If you are a fan of Danish design I also highly recommend visiting Illum Bodhuis on Stroget, which is the main shopping street in Copenhagen (rather like Oxford Street but with nicer fountains). Illum is the Danish equivalent of Liberty, and has four floors full of the most needful items for your home you could ever possibly imagine. I spent more time in there than I did in the Design Museum.
We wandered through the park with the star shaped fortress and strange military headquarters in it, not far from the statue of Hans Christian Andersen’s The Little Mermaid, which we didn’t see because I hate his stories. Sorry Danes.

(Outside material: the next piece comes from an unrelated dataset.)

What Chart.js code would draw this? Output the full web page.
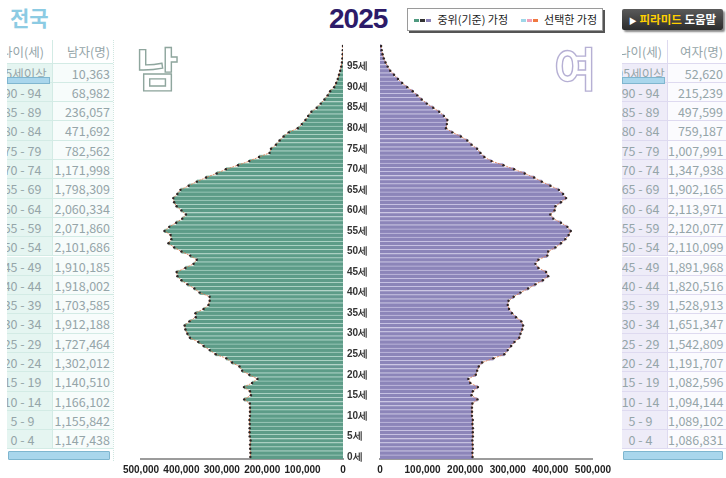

After that we got slightly lost in an area called Osterport, which is home to the American embassy, which was hands down the ugliest piece of architecture I saw during my whole visit. Osterport in general is rather nice. Lots of little boutiques and cafes, and leafy lined streets, and it was while getting lost there that we came across a shop that sold Orc related costumes and which was peopled with Danish chaps who, like Jason, like to go out on weekends pretending to be pixies and wizards and hacking each other to bits with latex swords. Jason had a marvellous chat with them while I wandered about being amazed at the universal nature of wizardry in general.
By the time the orcs had finished bonding it was getting late and we were footsore and hungry, so we headed for our hotel and dinner in a nearby hostelry served by an incredibly friendly young lady who apparently spent the first six years of her life living in Reading. She seemed unharmed by the experience and remarkably chipper – which just goes to show you.